Nelson Ascher
O grande romance brasileiro
[in Folha de São Paulo,
11.10.2004]
Digamos que, em algum simpósio
literário promovido pelo governo eslovaco em Bratislava, após fazer
amizade com uma escritora finlandesa ou búlgara, eu conseguisse,
mencionando a mesóclise e o infinitivo pessoal, convencê-la dos
esplendores de nosso vernáculo.
Se, do mais humilde camponês ao mais poderoso mandarim, os
habitantes da China imperial supunham viver no centro do mundo e não
mostravam muito interesse pelas terras bárbaras situadas além da
muralha, os europeus, antes de se tornarem turistas com meias
brancas e sandálias em busca de sol, costumavam ser diferentes, e
sua curiosidade por paragens e povos exóticos não tinha limites.
Paulo Rónai, por exemplo, tão logo aprendeu sozinho, em Budapeste
nos anos 30, o português com o auxílio de gramáticas e dicionários,
se pôs a traduzir poesia brasileira, não a de Portugal.

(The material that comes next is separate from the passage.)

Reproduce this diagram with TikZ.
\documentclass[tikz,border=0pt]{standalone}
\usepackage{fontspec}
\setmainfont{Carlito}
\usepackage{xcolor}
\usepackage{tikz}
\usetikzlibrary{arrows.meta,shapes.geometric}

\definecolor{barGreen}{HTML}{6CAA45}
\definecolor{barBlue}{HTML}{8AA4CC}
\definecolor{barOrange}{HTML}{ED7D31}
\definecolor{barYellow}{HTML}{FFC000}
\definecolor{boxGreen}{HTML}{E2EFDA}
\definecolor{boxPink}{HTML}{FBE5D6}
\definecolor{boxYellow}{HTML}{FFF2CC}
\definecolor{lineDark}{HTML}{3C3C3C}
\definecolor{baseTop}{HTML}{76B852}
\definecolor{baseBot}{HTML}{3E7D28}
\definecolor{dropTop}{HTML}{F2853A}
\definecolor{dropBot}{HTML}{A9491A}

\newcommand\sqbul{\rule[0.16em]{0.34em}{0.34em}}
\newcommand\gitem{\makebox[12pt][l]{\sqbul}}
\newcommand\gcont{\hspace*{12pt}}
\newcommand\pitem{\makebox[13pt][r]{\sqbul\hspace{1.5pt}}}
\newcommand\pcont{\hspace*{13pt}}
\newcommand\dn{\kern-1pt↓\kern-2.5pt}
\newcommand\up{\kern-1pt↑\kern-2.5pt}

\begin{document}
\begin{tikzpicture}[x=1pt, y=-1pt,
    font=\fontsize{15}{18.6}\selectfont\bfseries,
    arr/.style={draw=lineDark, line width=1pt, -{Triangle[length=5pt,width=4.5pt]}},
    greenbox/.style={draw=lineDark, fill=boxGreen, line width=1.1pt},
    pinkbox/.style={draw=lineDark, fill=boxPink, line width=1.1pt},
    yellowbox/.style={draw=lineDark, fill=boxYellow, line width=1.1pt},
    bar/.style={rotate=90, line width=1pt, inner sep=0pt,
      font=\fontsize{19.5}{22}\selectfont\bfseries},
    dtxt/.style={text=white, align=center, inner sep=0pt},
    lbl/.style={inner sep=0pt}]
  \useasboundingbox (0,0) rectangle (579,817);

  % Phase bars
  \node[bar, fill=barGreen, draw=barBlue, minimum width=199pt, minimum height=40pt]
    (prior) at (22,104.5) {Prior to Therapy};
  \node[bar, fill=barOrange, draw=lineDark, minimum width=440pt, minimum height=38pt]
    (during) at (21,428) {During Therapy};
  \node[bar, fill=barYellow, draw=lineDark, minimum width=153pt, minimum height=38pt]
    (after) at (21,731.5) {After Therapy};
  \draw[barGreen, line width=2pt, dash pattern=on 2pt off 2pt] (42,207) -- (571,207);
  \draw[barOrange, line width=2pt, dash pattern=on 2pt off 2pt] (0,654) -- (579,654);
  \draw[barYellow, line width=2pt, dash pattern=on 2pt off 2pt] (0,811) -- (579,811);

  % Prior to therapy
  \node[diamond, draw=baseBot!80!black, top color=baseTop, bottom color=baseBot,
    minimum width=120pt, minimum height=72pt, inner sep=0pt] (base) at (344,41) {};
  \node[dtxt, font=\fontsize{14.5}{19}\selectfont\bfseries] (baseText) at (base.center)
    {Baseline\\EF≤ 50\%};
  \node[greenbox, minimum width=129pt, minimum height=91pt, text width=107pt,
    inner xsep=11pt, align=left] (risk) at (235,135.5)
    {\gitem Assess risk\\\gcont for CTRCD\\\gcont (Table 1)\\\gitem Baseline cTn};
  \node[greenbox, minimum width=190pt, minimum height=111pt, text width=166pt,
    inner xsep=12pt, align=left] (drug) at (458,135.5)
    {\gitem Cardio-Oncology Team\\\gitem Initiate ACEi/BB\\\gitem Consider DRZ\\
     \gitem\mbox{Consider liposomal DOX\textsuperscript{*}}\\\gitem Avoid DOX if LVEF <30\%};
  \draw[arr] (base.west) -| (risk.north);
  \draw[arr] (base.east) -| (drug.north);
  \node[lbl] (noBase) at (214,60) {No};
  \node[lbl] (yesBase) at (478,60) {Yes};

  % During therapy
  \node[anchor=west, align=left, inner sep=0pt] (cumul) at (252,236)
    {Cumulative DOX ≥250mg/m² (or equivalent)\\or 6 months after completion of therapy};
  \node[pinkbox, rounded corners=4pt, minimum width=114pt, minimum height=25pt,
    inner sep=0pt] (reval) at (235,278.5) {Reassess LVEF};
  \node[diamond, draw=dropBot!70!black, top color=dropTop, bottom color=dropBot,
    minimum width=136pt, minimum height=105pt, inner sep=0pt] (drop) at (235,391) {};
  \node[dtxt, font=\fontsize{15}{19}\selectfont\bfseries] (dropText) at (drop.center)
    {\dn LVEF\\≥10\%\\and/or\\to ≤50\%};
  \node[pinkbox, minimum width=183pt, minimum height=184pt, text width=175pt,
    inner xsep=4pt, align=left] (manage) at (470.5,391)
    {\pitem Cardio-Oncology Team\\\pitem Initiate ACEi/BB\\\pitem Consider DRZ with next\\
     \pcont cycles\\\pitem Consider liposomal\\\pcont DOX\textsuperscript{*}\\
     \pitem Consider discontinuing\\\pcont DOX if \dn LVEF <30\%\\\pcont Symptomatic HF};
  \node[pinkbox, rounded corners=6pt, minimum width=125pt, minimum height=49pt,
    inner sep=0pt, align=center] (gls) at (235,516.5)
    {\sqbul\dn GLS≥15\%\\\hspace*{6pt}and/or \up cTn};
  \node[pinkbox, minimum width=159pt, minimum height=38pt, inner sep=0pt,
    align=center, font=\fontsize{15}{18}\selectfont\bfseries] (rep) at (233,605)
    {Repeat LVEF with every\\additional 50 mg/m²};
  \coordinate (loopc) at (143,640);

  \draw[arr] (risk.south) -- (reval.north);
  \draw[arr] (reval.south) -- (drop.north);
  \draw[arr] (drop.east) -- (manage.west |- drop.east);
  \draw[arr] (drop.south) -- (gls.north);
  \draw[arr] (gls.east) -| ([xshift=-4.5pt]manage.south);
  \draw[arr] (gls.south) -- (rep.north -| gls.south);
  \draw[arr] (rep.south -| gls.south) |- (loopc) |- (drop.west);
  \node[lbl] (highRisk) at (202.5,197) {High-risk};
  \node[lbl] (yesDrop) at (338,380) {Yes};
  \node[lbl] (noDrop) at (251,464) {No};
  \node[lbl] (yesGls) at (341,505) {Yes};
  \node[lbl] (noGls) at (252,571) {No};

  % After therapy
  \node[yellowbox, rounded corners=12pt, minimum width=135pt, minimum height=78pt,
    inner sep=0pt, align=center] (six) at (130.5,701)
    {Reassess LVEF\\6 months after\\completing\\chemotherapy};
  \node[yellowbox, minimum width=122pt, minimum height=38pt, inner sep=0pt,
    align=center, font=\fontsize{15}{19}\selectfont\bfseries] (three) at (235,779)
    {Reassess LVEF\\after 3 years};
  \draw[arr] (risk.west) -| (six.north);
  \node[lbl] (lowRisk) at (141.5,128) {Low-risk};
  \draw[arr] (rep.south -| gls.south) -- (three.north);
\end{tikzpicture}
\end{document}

Meses depois do simpósio recebo um
e-mail redigido em português escorreito pela búlgara ou finlandesa
anunciando que ela aprendera nosso idioma e gostaria agora de ler
mais acerca do Brasil. Só que ela preferiria se aprofundar não em
obras historiográficas ou tratados sociológicos, mas em romances.

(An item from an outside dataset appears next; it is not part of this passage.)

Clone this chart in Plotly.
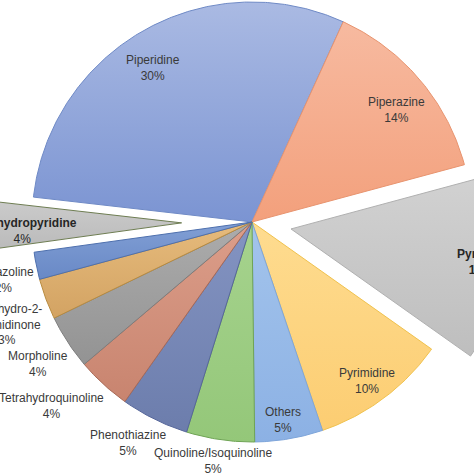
import math
import plotly.graph_objects as go

# ---- data ----
categories = ["Piperidine", "Piperazine", "Pyridine", "Pyrimidine", "Others",
              "Quinoline/Isoquinoline", "Phenothiazine", "Tetrahydroquinoline",
              "Morpholine", "Tetrahydro-2-pyrimidinone", "Imidazoline",
              "Tetrahydropyridine"]
values = [30, 14, 14, 10, 5, 5, 5, 4, 4, 3, 2, 4]
display_names = ["Piperidine", "Piperazine", "Pyridine", "Pyrimidine", "Others",
                 "Quinoline/Isoquinoline", "Phenothiazine", "Tetrahydroquinoline",
                 "Morpholine", "Tetrahydro-2-<br>pyrimidinone", "Imidazoline",
                 "Tetrahydropyridine"]

# ---- styles ----
light = ["#aabae3", "#f7baa0", "#d2d2d2", "#fedc90", "#a3c4ec", "#a6d38e",
         "#8494c2", "#dc9e8a", "#acacac", "#e6bb7c", "#819fd5", "#cccccc"]
dark = ["#7b94d2", "#f3a07c", "#bebebe", "#fccd72", "#8cb1e4", "#94c779",
        "#6c7dac", "#c8846f", "#939393", "#d3a363", "#6989c6", "#b9b9b9"]
edge = ["#6f8ac6", "#e8946f", "#b0b0b0", "#f0c24e", "#7ea5da", "#6fa455",
        "#56669a", "#a86a57", "#7d7d7d", "#b98c40", "#4e70ae", "#6e7d52"]
pull = [0, 0, 0.18, 0, 0, 0, 0, 0, 0, 0, 0, 0.32]
bold_name = [False, False, True, False, False, False, False, False, False, False, False, True]
bold_pct = [False, False, True, False, False, False, False, False, False, False, False, False]
label_r = [0.832, 0.833, 0.877, 0.893, 0.91, 1.10, 1.152, 1.239, 1.167, 1.212, 1.158, 0.722]
label_da = [-3.2, 2.6, -0.2, 0.8, 0.7, 1.0, 3.0, 5.0, -0.5, -2.2, -1.7, -2.2]
rotation = -83.5  # start angle (deg, clockwise from top)

R = 1.0
x_range = [-1.1455, 1.0091]
y_range = [-1.1455, 1.0091]


def to_paper(v, rng):
    return (v - rng[0]) / (rng[1] - rng[0])


total = sum(values)
fig = go.Figure()
annotations = []
start = rotation
for i, v in enumerate(values):
    span = 360.0 * v / total
    a0, a1 = start, start + span
    mid = (a0 + a1) / 2
    ox = pull[i] * R * math.sin(math.radians(mid))
    oy = pull[i] * R * math.cos(math.radians(mid))
    n = max(8, int(span * 2))
    xs, ys = [ox], [oy]
    for k in range(n + 1):
        t = math.radians(a0 + span * k / n)
        xs.append(ox + R * math.sin(t))
        ys.append(oy + R * math.cos(t))
    xs.append(ox)
    ys.append(oy)
    fig.add_trace(go.Scatter(
        x=xs, y=ys, mode="lines", fill="toself",
        fillgradient=dict(type="vertical", colorscale=[[0, dark[i]], [1, light[i]]]),
        line=dict(color=edge[i], width=1),
        name=categories[i], hoverinfo="name", showlegend=False))
    la = math.radians(mid + label_da[i])
    lx = ox + label_r[i] * R * math.sin(la)
    ly = oy + label_r[i] * R * math.cos(la)
    pct = f"{round(100 * v / total)}%"
    name_txt = f"<b>{display_names[i]}</b>" if bold_name[i] else display_names[i]
    pct_txt = f"<b>{pct}</b>" if bold_pct[i] else pct
    annotations.append(dict(
        x=to_paper(lx, x_range), y=to_paper(ly, y_range),
        xref="paper", yref="paper", text=f"{name_txt}<br>{pct_txt}", showarrow=False,
        font=dict(family="Liberation Sans, Arial, sans-serif", size=12,
                  color="#262626" if bold_name[i] else "#3a3a3a"),
        align="center", xanchor="center", yanchor="middle"))
    start = a1

fig.update_layout(
    width=474, height=474,
    margin=dict(l=0, r=0, t=0, b=0),
    paper_bgcolor="white", plot_bgcolor="white",
    xaxis=dict(range=x_range, visible=False, fixedrange=True),
    yaxis=dict(range=y_range, visible=False, fixedrange=True),
    annotations=annotations,
    showlegend=False,
)
fig.write_html("out.html")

Feliz da vida por ter convertido uma estrangeira à brasilidade ou ao
brasilianismo, remeto-lhe Machado, Mário, Oswald, Graciliano,
Guimarães Rosa e Clarice.
Passadas várias semanas, ela me
responde: "Obrigada. Os autores que você me mandou são magníficos e,
se tivessem escrito em inglês ou francês, seriam universalmente
reconhecidos. Lendo-os com atenção e concentrando-me nas entrelinhas
fui capaz de vislumbrar algo da especificidade de seu país. Não me
entenda mal: mesmo quem não saiba nada sobre sua terra pode se
deliciar com eles. Mas aí é que está o problema, pois, embora eu
tenha me deliciado, nem por isso creio saber hoje mais a respeito do
Brasil do que antes de lê-los".
Ela acrescenta que pensava em livros como os de Thomas Mann ou
Arthur Schnitzler, William Faulkner ou Scott Fitzgerald, Alberto
Moravia ou D.H. Lawrence, Louis Ferdinand Celine ou Mario Vargas
Llosa. Em suma, narrativas que, sem prejuízo da qualidade estética,
oferecessem um painel amplo e razoavelmente explícito do período
histórico e da sociedade em que se ambientam.

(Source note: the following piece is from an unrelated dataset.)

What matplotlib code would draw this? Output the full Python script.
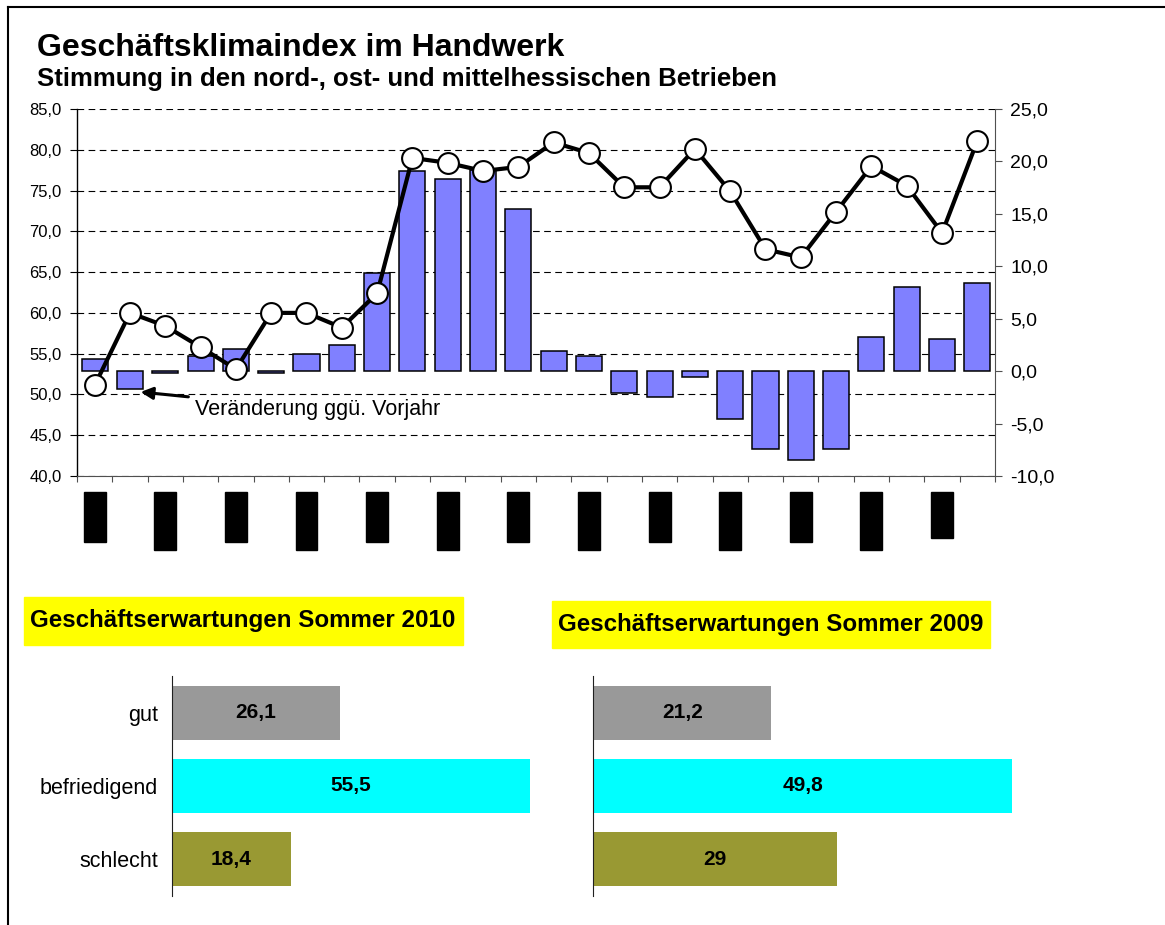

Quais são, me pergunta ela, os
melhores romances brasileiros sobre a era Vargas, a construção de
Brasília, o golpe de 64, a ditadura militar e a transição para a
democracia? Onde estão as sagas que descrevem a trajetória de
diversas gerações de uma família italiana, árabe, japonesa ou judia
desde sua chegada a Santos no início do século 20 até os anos 90? E
as histórias de ascensão e queda individual cujo pano de fundo sejam
as transformações de São Paulo ou do Rio? Ela tampouco acredita que
não haja uma única variante local notável de um subgênero
tipicamente latino-americano, o romance sobre ditadores como "O
Outono do Patriarca", de García Márquez, ou "O Senhor Presidente",
de Miguel Angel Asturias. "Impossível", ela sublinha, "afinal vocês
tiveram o ditador mais interessante de todo o subcontinente: quem
são Perón, Trujillo, Pinochet e Castro comparados a Getúlio?".
Como é que devo retrucar? O dr. Samuel
Johnson disse certa vez a um jovem autor que seu manuscrito era bom
e original, mas a parte boa não era original e a parte original não
era boa. Pois bem: o Brasil produziu ficção boa e realista, mas a
ficção boa não é especialmente realista e a ficção realista...
Insatisfeita com minha não-explicação, a finlandesa ou búlgara
insiste: "Por quê?".
Se bem que tente me desculpar
argumentando que não tenho culpa, que minha família chegou a estes
trópicos apenas 50 anos atrás, ela me cobra mais detalhes. Eu
arrisco: talvez o país seja demasiadamente extenso e
incompreensível, talvez o material necessário para estudá-lo nem
sempre estivesse à mão, talvez os autores se sentissem intimidados
pelos mestres europeus e norte-americanos ou se dirigissem a um
público que, além de reduzido, conhecia o contexto tão bem quanto
eles, talvez achassem o país maçante, repetitivo, imutável. Até
nossos temas de exportação favoritos, secas e retirantes, miséria e
favelas, já foram devidamente explorados, com variações regionais,
na Rússia tzarista ou nos EUA dos tempos da Depressão.
Sua réplica não demora: "Cada
obstáculo citado seria, em outros lugares, tomado como um desafio.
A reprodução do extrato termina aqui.